Continuous images of compact sets are compact
Let $X$ be a compact metric space and $Y$ any metric space. If $f:X \to Y$ is continuous, then $f(X)$ is compact (that is, continuous functions carry compact sets into compact sets).
Proof:
Consider an open cover of $f(X)$.
Then $f(X) \subset \bigcup_{\alpha \in A}V_\alpha$ where each $V_\alpha$ is open in $Y$.
$X \subset f^{-1}(f(X)) \subset f^{-1}\left(\bigcup_{\alpha \in A}V_\alpha\right) = \bigcup_{\alpha \in A}f^{-1}(V_\alpha)$.
Hence $\bigcup_{\alpha \in A}f^{-1}(V_\alpha)$ is an open cover of $X$. Since $X$ is compact then we can choose a finite subcover $\{V_i\}_{i=1}^n$ such that $X \subset \bigcup_{i=1}^n f^{-1}(V_i)$.
So then $f(X) \subset f\left(\bigcup_{i=1}^n f^{-1}(V_i)\right) = \bigcup_{i=1}^n f\left(f^{-1}(V_i)\right) \subset \bigcup_{i=1}^n V_i$, a finite subcover of $f(X)$. $\therefore f(X)$ is compact.
Does this proof have an error?
Thanks for your help.
The proof is not good. Knowing that $f$ is continuous does not say much about $f^{-1}$, while the proof assumes that it exists and is continuous. It was not given that $f$ is a homeomorphism.
The statement is still true though.

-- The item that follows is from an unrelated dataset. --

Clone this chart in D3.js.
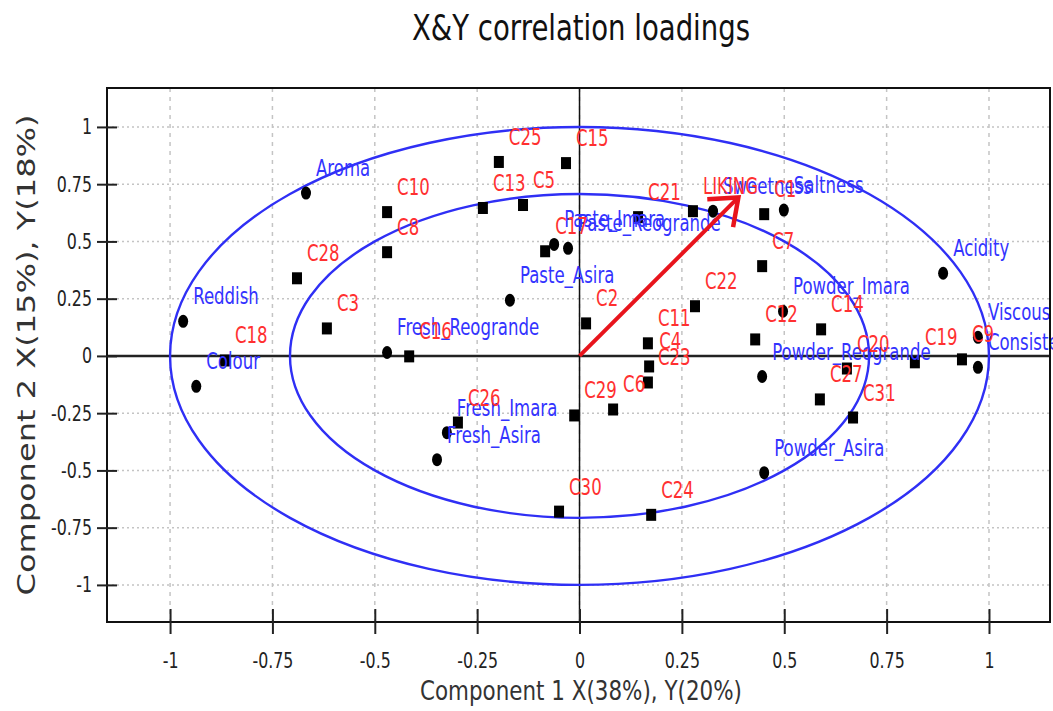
<!DOCTYPE html>
<html>
<head>
<meta charset="utf-8">
<script src="https://cdn.jsdelivr.net/npm/d3@7"></script>
<style>
  body { margin: 0; background: #fff; }
  text { font-family: "DejaVu Sans", Verdana, sans-serif; }
</style>
</head>
<body>
<script>
// sensory attributes and products (circles)
var attrNames = ['Aroma', 'Reddish', 'Colour', 'Fresh_Reogrande', 'Paste_Asira', 'Paste_Imara',
  'Paste_Reogrande', 'Fresh_Imara', 'Fresh_Asira', 'Sweetness', 'Saltness', 'Powder_Imara',
  'Powder_Reogrande', 'Powder_Asira', 'Acidity', 'Viscous', 'Consistency'];
var attrX = [-0.668, -0.968, -0.936, -0.470, -0.170, -0.062, -0.028, -0.324, -0.348, 0.326, 0.499,
  0.497, 0.446, 0.451, 0.888, 0.973, 0.973];
var attrY = [0.711, 0.151, -0.133, 0.015, 0.243, 0.487, 0.470, -0.335, -0.453, 0.632, 0.637,
  0.195, -0.090, -0.510, 0.361, 0.081, -0.050];

// consumers and liking (squares)
var consNames = ['C1', 'C2', 'C3', 'C4', 'C5', 'C6', 'C7', 'C8', 'C9', 'C10', 'C11', 'C12', 'C13',
  'C14', 'C15', 'C16', 'C17', 'C18', 'C19', 'C20', 'C21', 'C22', 'C23', 'C24', 'C25', 'C26', 'C27',
  'C28', 'C29', 'C30', 'C31', 'LIKING'];
var consX = [0.451, 0.016, -0.617, 0.170, -0.138, 0.082, 0.446, -0.470, 0.934, -0.470, 0.167, 0.429,
  -0.236, 0.590, -0.033, -0.416, -0.084, -0.866, 0.819, 0.653, 0.143, 0.282, 0.167, 0.175, -0.197,
  -0.297, 0.587, -0.690, -0.013, -0.050, 0.668, 0.277];
var consY = [0.619, 0.142, 0.120, -0.046, 0.659, -0.234, 0.392, 0.453, -0.015, 0.628, 0.055, 0.072,
  0.646, 0.116, 0.842, -0.002, 0.457, -0.020, -0.028, -0.055, 0.606, 0.217, -0.116, -0.694, 0.847,
  -0.291, -0.190, 0.339, -0.260, -0.680, -0.269, 0.632];

// liking arrow tip
var arrowTip = [0.388, 0.692];

var tickValues = [-1, -0.75, -0.5, -0.25, 0, 0.25, 0.5, 0.75, 1];
var tickLabels = ['-1', '-0.75', '-0.5', '-0.25', '0', '0.25', '0.5', '0.75', '1'];
var ellipseRadii = [1, Math.SQRT1_2];

(function () {
  var svg, plot, x, y, xAxis, yAxis, width, height, left, top, right, bottom,
    blue, red, sx, attrs, cons;

  width = 1053;
  height = 711;
  left = 107;
  top = 88;
  right = 1050;
  bottom = 622;
  blue = '#3333ff';
  red = '#ff3030';
  sx = 0.72; // glyphs in the picture are narrow

  x = d3.scaleLinear().domain([-1.154, 1.149]).range([left, right]);
  y = d3.scaleLinear().domain([-1.162, 1.170]).range([bottom, top]);

  svg = d3.select('body')
    .append('svg')
    .attr('width', width)
    .attr('height', height);

  svg.append('defs').append('clipPath')
    .attr('id', 'clip')
    .append('rect')
    .attr('x', left)
    .attr('y', top)
    .attr('width', width - left)
    .attr('height', bottom - top);

  // grid
  svg.append('g').selectAll('line')
    .data(tickValues)
    .enter()
    .append('line')
    .attr('x1', left).attr('x2', right)
    .attr('y1', function (d) { return y(d); })
    .attr('y2', function (d) { return y(d); })
    .attr('stroke', '#c4c4c4')
    .attr('stroke-width', 1.5)
    .attr('stroke-dasharray', '2,3');

  svg.append('g').selectAll('line')
    .data(tickValues)
    .enter()
    .append('line')
    .attr('y1', top).attr('y2', bottom)
    .attr('x1', function (d) { return x(d); })
    .attr('x2', function (d) { return x(d); })
    .attr('stroke', '#c4c4c4')
    .attr('stroke-width', 1.5)
    .attr('stroke-dasharray', '4,5');

  plot = svg.append('g').attr('clip-path', 'url(#clip)');

  // zero lines
  plot.append('line')
    .attr('x1', left).attr('x2', right)
    .attr('y1', y(0)).attr('y2', y(0))
    .attr('stroke', '#222')
    .attr('stroke-width', 2.5);
  plot.append('line')
    .attr('y1', top).attr('y2', bottom)
    .attr('x1', x(0)).attr('x2', x(0))
    .attr('stroke', '#111')
    .attr('stroke-width', 1.5);

  // 50% and 100% explained variance ellipses
  plot.selectAll('ellipse.ring')
    .data(ellipseRadii)
    .enter()
    .append('ellipse')
    .attr('class', 'ring')
    .attr('cx', x(0))
    .attr('cy', y(0))
    .attr('rx', function (d) { return x(d) - x(0); })
    .attr('ry', function (d) { return y(0) - y(d); })
    .attr('fill', 'none')
    .attr('stroke', '#2f2ff5')
    .attr('stroke-width', 2.4);

  attrs = attrNames.map(function (n, i) { return { name: n, x: attrX[i], y: attrY[i] }; });
  cons = consNames.map(function (n, i) { return { name: n, x: consX[i], y: consY[i] }; });

  // markers
  plot.selectAll('ellipse.pt')
    .data(attrs)
    .enter()
    .append('ellipse')
    .attr('class', 'pt')
    .attr('cx', function (d) { return x(d.x); })
    .attr('cy', function (d) { return y(d.y); })
    .attr('rx', 5)
    .attr('ry', 6.5)
    .attr('fill', '#000');

  plot.selectAll('rect.pt')
    .data(cons)
    .enter()
    .append('rect')
    .attr('class', 'pt')
    .attr('x', function (d) { return x(d.x) - 5; })
    .attr('y', function (d) { return y(d.y) - 6; })
    .attr('width', 10)
    .attr('height', 12)
    .attr('fill', '#000');

  // labels
  function addLabels(data, color) {
    plot.append('g').selectAll('text')
      .data(data)
      .enter()
      .append('text')
      .attr('transform', function (d) {
        return 'translate(' + (x(d.x) + 10) + ',' + (y(d.y) - 17) + ') scale(' + sx + ',1)';
      })
      .attr('font-size', 23)
      .attr('fill', color)
      .text(function (d) { return d.name; });
  }
  addLabels(attrs, blue);
  addLabels(cons, red);

  // liking arrow
  plot.append('path')
    .attr('d', 'M' + x(0) + ',' + y(0) + 'L' + x(arrowTip[0]) + ',' + y(arrowTip[1]))
    .attr('stroke', '#e8141c')
    .attr('stroke-width', 4)
    .attr('fill', 'none');
  plot.append('path')
    .attr('d', 'M' + x(arrowTip[0] - 0.076) + ',' + y(arrowTip[1] - 0.008) +
      'L' + x(arrowTip[0]) + ',' + y(arrowTip[1]) +
      'L' + x(arrowTip[0] - 0.013) + ',' + y(arrowTip[1] - 0.13))
    .attr('stroke', '#e8141c')
    .attr('stroke-width', 4.5)
    .attr('fill', 'none');

  // frame
  svg.append('rect')
    .attr('x', left)
    .attr('y', top)
    .attr('width', right - left)
    .attr('height', bottom - top)
    .attr('fill', 'none')
    .attr('stroke', '#111')
    .attr('stroke-width', 2);

  xAxis = d3.axisBottom(x)
    .tickValues(tickValues)
    .tickSize(12)
    .tickSizeOuter(0)
    .tickFormat(function (d, i) { return tickLabels[i]; });

  yAxis = d3.axisLeft(y)
    .tickValues(tickValues)
    .tickSize(10)
    .tickSizeOuter(0)
    .tickFormat(function (d, i) { return tickLabels[i]; });

  svg.append('g')
    .attr('transform', 'translate(0,' + bottom + ')')
    .call(xAxis)
    .call(function (g) {
      g.select('.domain').remove();
      g.selectAll('.tick line').attr('y1', -13).attr('stroke', '#222').attr('stroke-width', 2);
      g.selectAll('.tick text')
        .attr('y', 30)
        .attr('dy', '0.71em')
        .attr('font-size', 22)
        .attr('fill', '#222')
        .attr('font-family', '"DejaVu Sans", sans-serif')
        .attr('transform', 'scale(' + sx + ',1)');
    });

  svg.append('g')
    .attr('transform', 'translate(' + left + ',0)')
    .call(yAxis)
    .call(function (g) {
      g.select('.domain').remove();
      g.selectAll('.tick line').attr('x1', 10).attr('stroke', '#222').attr('stroke-width', 2);
      g.selectAll('.tick text')
        .attr('x', -15 / sx)
        .attr('font-size', 22)
        .attr('fill', '#222')
        .attr('font-family', '"DejaVu Sans", sans-serif')
        .attr('transform', 'scale(' + sx + ',1)');
    });

  // titles
  svg.append('text')
    .attr('x', 581)
    .attr('y', 40)
    .attr('text-anchor', 'middle')
    .attr('font-size', 36)
    .attr('textLength', 338)
    .attr('lengthAdjust', 'spacingAndGlyphs')
    .attr('fill', '#111')
    .text('X&Y correlation loadings');

  svg.append('text')
    .attr('x', 581)
    .attr('y', 700)
    .attr('text-anchor', 'middle')
    .attr('font-size', 27)
    .attr('textLength', 322)
    .attr('lengthAdjust', 'spacingAndGlyphs')
    .attr('fill', '#333')
    .text('Component 1 X(38%), Y(20%)');

  svg.append('text')
    .attr('transform', 'translate(35,355) rotate(-90) scale(1,0.75)')
    .attr('text-anchor', 'middle')
    .attr('font-size', 33)
    .attr('textLength', 481)
    .attr('lengthAdjust', 'spacingAndGlyphs')
    .attr('fill', '#333')
    .text('Component 2 X(15%), Y(18%)');
}());
</script>
</body>
</html>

Take any sequence $x_n$ in compact $X$. Then it has a convergent subsequence $x_q$ (by definition of compactness). Now take the sequence $f(x_n)$ and notice that it has a convergent subsequence $f(x_q)$ (by definition of continuity). Since for any point $y \in f(X)$ there exists $x \in X $ such that $f(x) = y$, every sequence if $f(X)$ can be written as $f(x_n)$ for some sequence $x_n \in X$ and we are done.